Wayland made writing WMs needlessly hard, and the benefits of Wayland were frankly not real - most of the reasons given in 2011 were patched in to X11 later. All the Wayland rewrite got us was a situation where Wayland is both bleeding-edge and obsolete simultaneously. Say what you like about X11, but by the time people unironically pushed for mass Wayland adoption, X11 was stable and boringly so.
The future of WMs is, IMO, Arcan - https://arcan-fe.com/ - but that's an ambitious project and I don't blame the main developer for deliberately going out of his way to avoid advertising it before it's ready. In the meanwhile, Wayland and X11 both more-or-less work with the occasional major pain in the ass.
I think the problem is that people wanting to build that and being in position to (being paid for by their employer), are fed up with X11.
It learned no lessons from X11. It made most things harder to write and pushed more things that really every WM needs and doesn't care much to implement differently to WMs making them harder.
For example, stuff like "WM need to manage raw inputs, so they can have more power over them" is cute on paper but in reality most of them don't want to because there is no benefit to reinventing that part. Sure, that part in X11 could be better, maybe it should have better interface for WMs to configure common options in common way without getting into input-driver-specific options, but that just required rework of the idea, not throwing it into the bin and replacing with near entirely worse framework that wastes everyone time.
> "most of the reasons given in 2011 were patched in to X11 later"
This definitely doesn't match my memory, and I was there :) Most of the good reasons remain unavailable in X11 to this day.
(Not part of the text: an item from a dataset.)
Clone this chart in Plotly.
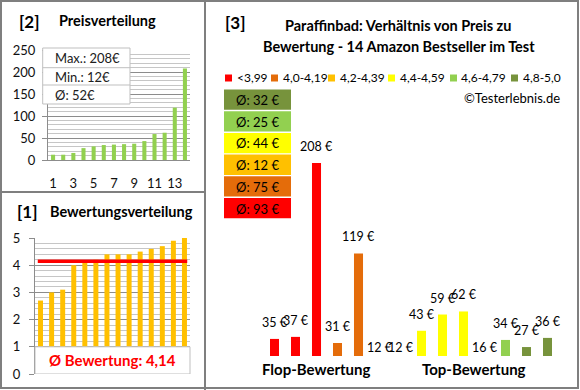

There definitely were some attempts to advance X11 that post-date Wayland, most notably the proposals by Keith Packard, but they never got much traction.
Thanks for linking Arcan, looks interesting.
After a quick scan, Arcan seems to be pushing a microkernel approach, with some clients providing display server capabilities and others talking to them via shared memory. This will have the same problem as all other microkernels - nice for research, but the extra completely outweights the marginal benefits over a monolithic thing that generally has a smaller API surface to maintain.
First time I've heard of Arcan. Sounds intriguing.
IMO, if you have to rewrite a display server implementation then you're already proving all the protocol advocates right.
Let me know when X11 handles fractional scaling across mixed dpi and refresh rate monitors, with HDR and VRR. To me, who has finally been able to drop Windows for gaming in the last 3 months, the benefits of wayland are very real.